As for every $t_0\in\mathbb{R}$ and $k\in\mathbb{Z}$

$$\begin{eqnarray} &x(t_0+4k\pi) &=\cos(t_0+4k\pi)+\sin(t_0/2+2k\pi)\\ & &=\cos(t_0)+\sin(t_0/2)\\ & &=x(t_0) \end{eqnarray}$$ you answer is correct: $x(t)$ is periodic.

To add a contrarian answer: If your time index, $t$, is an integer, then your signal is not periodic.

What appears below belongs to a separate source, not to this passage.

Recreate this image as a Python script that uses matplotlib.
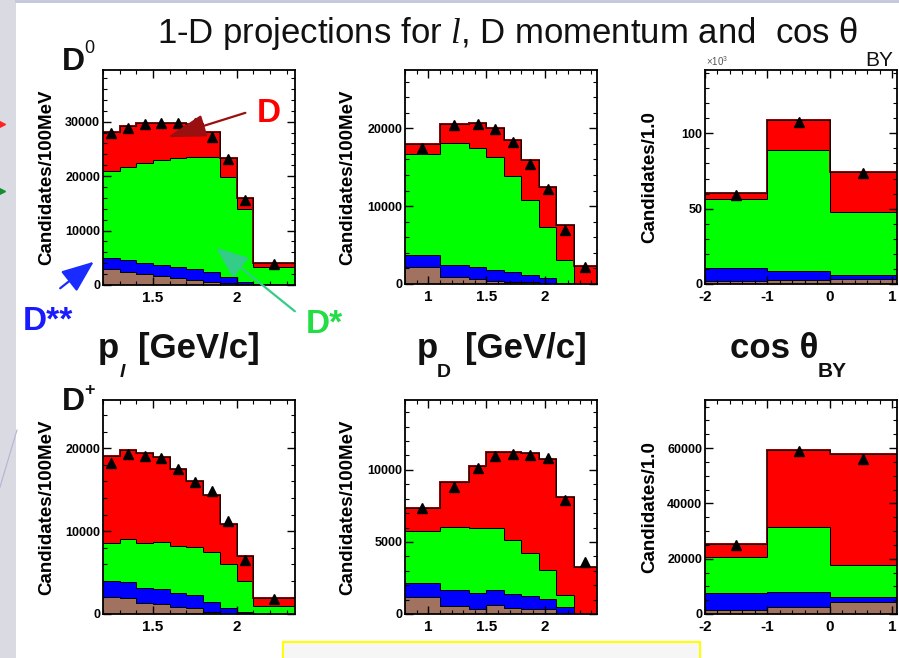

The definition of periodic is: $x[t]$, $t\in\mathbb{Z}$ is periodic with period $P\in \mathbb{Z}$ iff

$$x[t] = x[t+P]$$

So we need

$$\cos(t) = \cos(t+P)$$ so for periodicity we require $$P = 2\pi k$$ with $k\in \mathbb{Z}$.

Since $\pi$ is irrational, that cannot be the case.

Hence the first component of your signal cannot be periodic, so the entire signal cannot be periodic.

The double-angle formulae for trigonometric identities tell you that $\cos \left(\frac{2t}{t}\right) = 1 - 2\sin^2(\frac{t}{2})$.

You thus ave $x(t) =1 +\sin(\frac{t}{2}) - 2\sin^2(\frac{t}{2})$. Hence, your signal is composed of functions (as adds and multiplies) that all admit $4\pi$ as a period (yes, the constant function $x\to 1$ is $4\pi$ periodic as well).

Thus your function looks very periodic.